1. General Mills' share of branded cereals will of course increase as a result of the transaction, but the complaint does not allege a relevant market consisting of "branded RTE cereal." Indeed, the provisions of the order (which affect the disposition of assets used in the production of nonbranded cereals) make sense only in the context of an "all RTE cereal" product market.
2. See U.S. Department of Justice and Federal Trade Commission, Horizontal Merger Guidelines § 2.211, 4 Trade Reg. Rep. (CCH) ¶ 13,104, at 20,573-79.
3. State of New York v. Kraft General Foods, Inc., 1995-1 Trade Cas. (CCH) ¶ 70,911, at 74,039, 74,066 (S.D.N.Y. 1995).

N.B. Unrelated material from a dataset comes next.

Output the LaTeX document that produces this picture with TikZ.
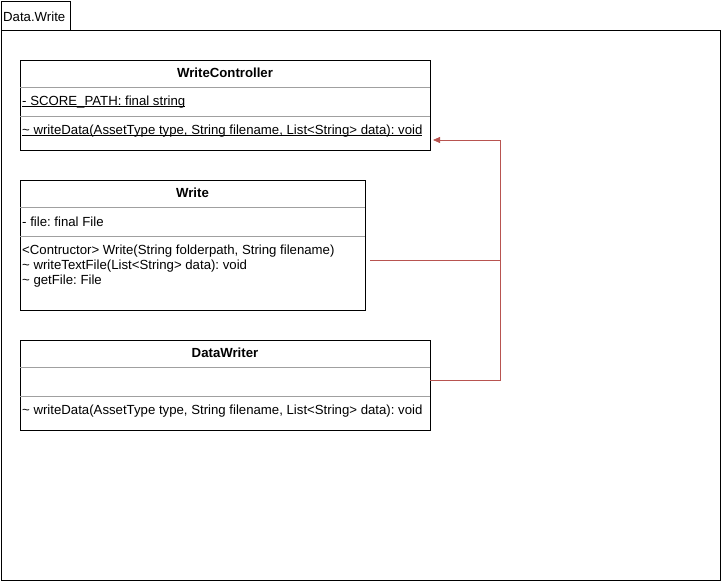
\documentclass[tikz,border=0pt]{standalone}
\usepackage{fontspec}
\setmainfont{Liberation Sans}
\usepackage{xcolor}
\usetikzlibrary{positioning,calc,arrows.meta}

\definecolor{linkred}{HTML}{B85450}
\definecolor{sepgray}{HTML}{A0A0A0}
\frenchspacing
\newcommand\staticline[1]{\setbox0\hbox{#1}\leavevmode\rlap{\rule[-1.6pt]{\wd0}{0.7pt}}\box0}

\begin{document}
\begin{tikzpicture}[x=1pt,y=-1pt]
\tikzset{
	frame box/.style = {draw, line width=0.8pt, anchor=north west, inner sep=0, outer sep=0},
	class box/.style = {draw, line width=0.8pt, anchor=north west, inner sep=0, outer sep=0},
	title text/.style = {font=\fontsize{13.2}{15}\selectfont\bfseries, inner sep=0},
	member text/.style = {font=\fontsize{13.2}{15}\selectfont, anchor=west, align=left, inner sep=0},
	sep line/.style = {draw=sepgray, line width=0.6pt},
	link/.style = {draw=linkred, line width=0.8pt}
}
\useasboundingbox (0,0) rectangle (721,581);

% package frame
\node[frame box, minimum width=69, minimum height=29] (tab) at (1,1) {};
\node[member text] (tab label) at (3,17) {Data.Write};
\node[frame box, minimum width=719, minimum height=550] (pkg) at (1,30) {};

% WriteController
\node[class box, minimum width=410, minimum height=90] (controller) at (20,60) {};
\node[title text] (controller title) at (225,73) {WriteController};
\draw[sep line] ([yshift=-27]controller.north west) -- ([yshift=-27]controller.north east);
\node[member text] (controller attr) at (22,102) {\staticline{- SCORE\_PATH: final string}};
\draw[sep line] ([yshift=-56]controller.north west) -- ([yshift=-56]controller.north east);
\node[member text] (controller ops) at (22,131) {\staticline{\textasciitilde{} writeData(AssetType type, String filename, List<String> data): void}};

% Write
\node[class box, minimum width=345, minimum height=130] (write) at (20,180) {};
\node[title text] (write title) at (192.5,193) {Write};
\draw[sep line] ([yshift=-27]write.north west) -- ([yshift=-27]write.north east);
\node[member text] (write attr) at (22,222) {- file: final File};
\draw[sep line] ([yshift=-56]write.north west) -- ([yshift=-56]write.north east);
\node[member text, anchor=north west] (write ops) at (22,245) {<Contructor> Write(String folderpath, String filename)\\
\textasciitilde{} writeTextFile(List<String> data): void\\
\textasciitilde{} getFile: File};

% DataWriter
\node[class box, minimum width=410, minimum height=90] (datawriter) at (20,340) {};
\node[title text] (datawriter title) at (225,353) {DataWriter};
\draw[sep line] ([yshift=-27]datawriter.north west) -- ([yshift=-27]datawriter.north east);
\draw[sep line] ([yshift=-56]datawriter.north west) -- ([yshift=-56]datawriter.north east);
\node[member text] (datawriter ops) at (22,411) {\textasciitilde{} writeData(AssetType type, String filename, List<String> data): void};

% links
\coordinate (bend top) at (500,140);
\coordinate (bend mid) at (500,260);
\coordinate (bend low) at (500,380);
\draw[link] ([xshift=5,yshift=-15]write.east) -- (bend mid);
\draw[link] ([yshift=5]datawriter.east) -- (bend low) -- (bend top);
\draw[link, -{Triangle[length=7pt,width=6pt]}] (bend top) -- ([xshift=3,yshift=-35]controller.east);
\end{tikzpicture}
\end{document}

4. See also Business Elecs. Corp. v. Sharp Elecs. Corp., 485 U.S. 717, 729 n.3 ("The classic 'ancillary' restraint is an agreement by the seller of a business not to compete within the market.").
5. See Paragraph VI of the order in Ciba-Geigy.
6. Barring enforcement of the non-compete agreement might undermine adherence by the parties to the supply agreement, an element of the acquisition agreement found acceptable by the majority.